Data Science Job Roles in 2020:
Below are some sectors where the need for a Data Scientist is huge with the demand of data increasing the jobs certainly will have a growth in 2020.
Cyber Security, Healthcare, Agriculture, Aviation, eCommerce Industries, and Information Technology. These are the industries where the data flow like water and the demand for data scientists can skyrocket in these sectors.
Below mentioned job roles will come into a place where ever the data is available for processing and dealing with it.
- Project Sponsor: The person or department which funds the project
- Business User: The person or department which uses a machine learning model
- Project Manager: Plans project schedule and monitors project execution. Coordinates with other departments and teams in order to get required resources for the data science team
- Database Administrator: Helps the data science team in identifying the sources of the data, metadata about the data. It helps the data engineers in getting the data from various sources.

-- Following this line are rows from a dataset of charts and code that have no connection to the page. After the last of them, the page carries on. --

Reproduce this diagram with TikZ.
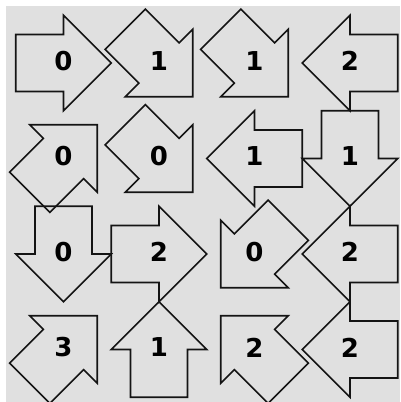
\documentclass[tikz,border=0pt]{standalone}
\usepackage{fontspec}
\setmainfont{DejaVu Sans}
\definecolor{boardgrey}{RGB}{224,224,224}
\definecolor{edgeblack}{RGB}{20,20,20}

\begin{document}
\begin{tikzpicture}[
    x=1pt, y=-1pt, line join=miter,
    tile/.style={draw=edgeblack, line width=1.6pt},
    digit/.style={font=\bfseries\fontsize{26}{26}\selectfont, inner sep=0pt},
  ]
  % --- page and board ---
  \useasboundingbox (0,0) rectangle (400,402);
  \fill[white] (0,0) rectangle (400,402);
  \fill[boardgrey] (6,6) rectangle (400,402);

  % --- arrows: column/row/direction/value ---
  \foreach \i/\j/\ang/\val in {%
      0/0/0/0,   1/0/-45/1, 2/0/-45/1, 3/0/180/2,
      0/1/45/0,  1/1/-45/0, 2/1/180/1, 3/1/270/1,
      0/2/270/0, 1/2/0/2,   2/2/225/0, 3/2/180/2,
      0/3/45/3,  1/3/90/1,  2/3/135/2, 3/3/180/2}{
    \coordinate (c-\i-\j) at ({63.5+95.5*\i},{63+95.5*\j});
    \draw[tile, shift={(c-\i-\j)}, rotate=\ang]
      (-47.75,-28.5) -- (0,-28.5) -- (0,-47.75) -- (47.75,0)
      -- (0,47.75) -- (0,28.5) -- (-47.75,28.5) -- cycle;
    \node[digit] (n-\i-\j) at ([yshift=2]c-\i-\j) {\val};
  }
\end{tikzpicture}
\end{document}
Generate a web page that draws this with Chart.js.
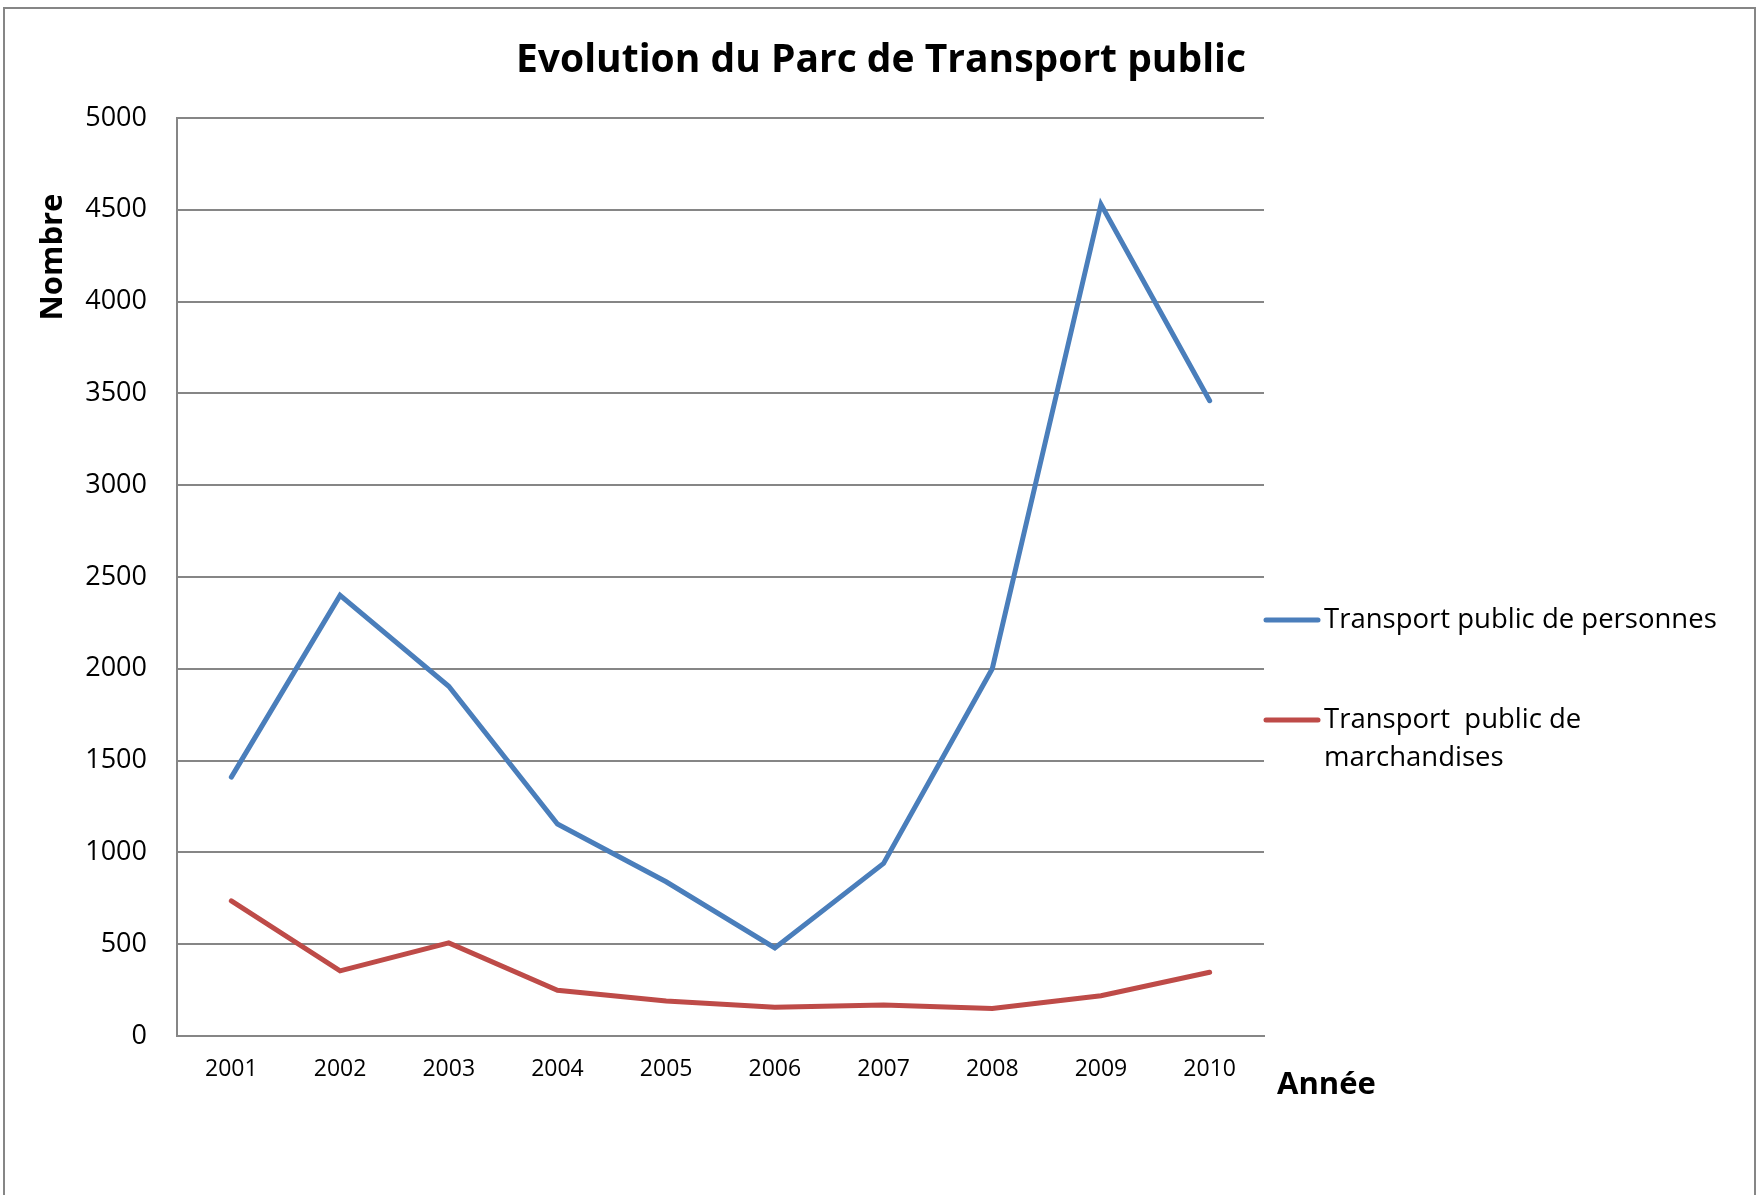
<!DOCTYPE html>
<html>
<head>
<meta charset="utf-8">
<script src="https://cdn.jsdelivr.net/npm/chart.js@4/dist/chart.umd.min.js"></script>
<style>
  body { margin: 0; background: #fff; }
</style>
</head>
<body>
<canvas id="parc" width="1759" height="1195"></canvas>
<script>
// values
var annees = ['2001', '2002', '2003', '2004', '2005', '2006', '2007', '2008', '2009', '2010'];
var personnes = [1410, 2400, 1905, 1155, 840, 480, 940, 2000, 4530, 3460];
var marchandises = [736, 355, 507, 249, 191, 156, 169, 150, 219, 347];
var yTicks = [0, 500, 1000, 1500, 2000, 2500, 3000, 3500, 4000, 4500, 5000];

var legendLabels = [['Transport public de personnes'], ['Transport  public de', 'marchandises']];

var FONT = '"Open Sans", "Liberation Sans", sans-serif';

// title, axis names, legend and the frame, placed like the Excel chart
var decor = {
    id: 'decor',
    afterDraw: function (chart) {
        var ctx = chart.ctx;
        var area = chart.chartArea;
        ctx.save();

        ctx.strokeStyle = '#868686';
        ctx.lineWidth = 2;
        ctx.strokeRect(4, 8, 1751, 1220);

        ctx.fillStyle = '#000';
        ctx.textBaseline = 'middle';
        ctx.textAlign = 'center';
        ctx.font = 'bold 39px ' + FONT;
        ctx.fillText('Evolution du Parc de Transport public', 881, 61);

        ctx.font = 'bold 31px ' + FONT;
        ctx.textAlign = 'left';
        ctx.fillText('Année', 1277, 1085);

        ctx.save();
        ctx.translate(53, 257);
        ctx.rotate(-Math.PI / 2);
        ctx.textAlign = 'center';
        ctx.fillText('Nombre', 0, 0);
        ctx.restore();

        // legend
        ctx.font = '27.5px ' + FONT;
        var rows = [620, 720];
        chart.data.datasets.forEach(function (ds, i) {
            ctx.strokeStyle = ds.borderColor;
            ctx.lineWidth = 5;
            ctx.lineCap = 'round';
            ctx.beginPath();
            ctx.moveTo(area.right + 2, rows[i]);
            ctx.lineTo(area.right + 54, rows[i]);
            ctx.stroke();
            legendLabels[i].forEach(function (t, j) {
                ctx.fillText(t, area.right + 60, rows[i] + j * 38);
            });
        });
        ctx.restore();
    }
};

new Chart(document.getElementById('parc'), {
    type: 'line',
    data: {
        labels: annees,
        datasets: [{
            label: 'Transport public de personnes',
            data: personnes,
            borderColor: '#4a7ebb',
            borderWidth: 5,
            borderCapStyle: 'round',
            pointRadius: 0,
            tension: 0
        }, {
            label: 'Transport public de marchandises',
            data: marchandises,
            borderColor: '#be4b48',
            borderWidth: 5,
            borderCapStyle: 'round',
            pointRadius: 0,
            tension: 0
        }]
    },
    options: {
        responsive: false,
        animation: false,
        layout: { padding: { left: 0, top: 118, right: 495, bottom: 0 } },
        plugins: {
            legend: { display: false },
            title: { display: false },
            tooltip: { enabled: false }
        },
        scales: {
            x: {
                offset: true,
                grid: { display: false, drawTicks: false },
                border: { display: true, color: '#868686', width: 2 },
                ticks: { color: '#000', font: { family: FONT, size: 23 }, padding: 20, maxRotation: 0 },
                afterFit: function (scale) { scale.height = 159; }
            },
            y: {
                min: 0,
                max: 5000,
                afterBuildTicks: function (scale) {
                    scale.ticks = yTicks.map(function (v) { return { value: v }; });
                },
                grid: { color: '#868686', lineWidth: 2, drawTicks: false },
                border: { display: true, color: '#868686', width: 2 },
                ticks: {
                    color: '#000',
                    font: { family: FONT, size: 27 },
                    padding: 30,
                    callback: function (v) { return String(v); }
                },
                afterFit: function (scale) { scale.width = 177; }
            }
        }
    },
    plugins: [decor]
});
</script>
</body>
</html>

- Data Engineer: With the help of database administrator, extracts the data from different sources, cleans the data and transforms the data into the required format
- Data Scientist: Explores the data, preprocess the data, build the machine learning model and evaluate it
- Business Intelligence Analyst: Has domain knowledge and helps data scientist in exploring the data
Salaries of a Data Scientist in 2020:
As the name suggests the career of a data scientist is challenging, but the credit generated out of it adds value to it making it the highest paid jobs in the world. Yes, as of 2020, According to Glassdoor, the average salary of data scientists in India is Rs.1050K/Year. And, when it comes to the United States the average base pay is $113,309/Year.
The above image describes how good a salary is for a data scientist and how companies are striving to hire a data scientist because data is dominating the world, without data their no industry on this planet. Data makes decisions, strategy, planning, implementations, and executions.